We’ve written about how Tesla partner SolarCity uses its Demand Logic software to manage its batteries in a way that meets customers’ energy-saving and peak-shaving needs, and how C&I energy control software providers like Powerit are incorporating batteries into their customers’ broader demand management goals.
Likewise, EnerNOC’s energy intelligence software (EIS) will be the “information layer” between Tesla’s batteries and customer sites, Healy said. “Using our EIS, customers will be able to monitor the batteries and engage in demand-charge management and demand response.”
EnerNOC already shaves peak load at customer sites by turning down energy use in lights, cold storage units, HVAC systems and the like, both on command for demand response, or in anticipation of expensive peaks in energy use. Adding a battery can expand the scope of those power-shaving capabilities, though not without a hefty upfront cost.
Behind-the-meter battery startups like Stem, Green Charge Networks and Coda Energy have lined up financing partners and no-money-down offers to overcome the upfront-cost barrier for customers. But Healy emphasized that EnerNOC will not be taking on that role with Tesla.
“It’s not our intent to be deploying capital,” he said. “There are other companies out there that are in a great position to be part of the financing solution for these companies.”
EnerNOC does offer Tesla a big base of customers who are already engaged in their energy use. Some 6,500 companies are using EnerNOC for demand response, and about 4,300 or so are using one or more parts of its software-as-a-service suite, Healy said, although he added that there’s a lot of overlap between these two groups.
EnerNOC wants its software-based utility and enterprise business lines, built up through acquisitions and internal development, to outgrow its traditional demand response business in the next three years. That’s always been a stated part of the Boston-based company’s strategy, given the significantly larger market opportunities in energy efficiency and energy management. At the same time, demand response, as EnerNOC has helped to define it in the past 15 years or so, is undergoing regulatory and legal challenges that are making it an increasingly uncertain business to be in.

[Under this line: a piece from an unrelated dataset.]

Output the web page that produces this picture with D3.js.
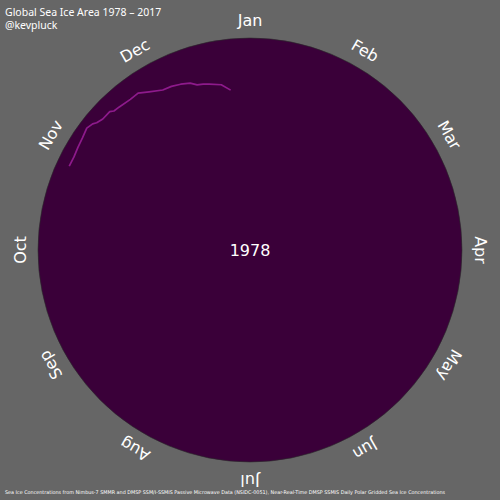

Tesla’s battery business fits into another big change that EnerNOC sees coming to its traditional business, Healy noted. “Batteries are an important piece of the puzzle in moving from central generation to distributed energy resources and microgrids,” he said. “And in order for this transition to work, the industry requires software as an important part of the information layer.”
Healy pointed to EnerNOC’s new partnership with SunPower as an example of how it’s branching out into this world. Under that deal, SunPower’s existing commercial customers will get access to EnerNOC’s software suite, and EnerNOC will offer SunPower’s services and equipment to its customers.
“Together we will bring increased visibility to solar generation, resulting in, among other things, a better understanding of the true savings created by solar deployment,” he said. The SunPower partnership has already started to bring some annual recurring revenues for EnerNOC, he noted.
Energy storage is a natural complement to solar, enabling customers to add demand management capabilities to the more general reduction in energy spend that comes from generating power on site. And the kind of customers who are interested in that value are probably the same kind of customers that have hired EnerNOC for demand response representation or bought subscriptions to its software suite, he said.
“I think what we’re seeing is the convergence of solar software storage, and we’re as well-positioned as anyone for that,” he said.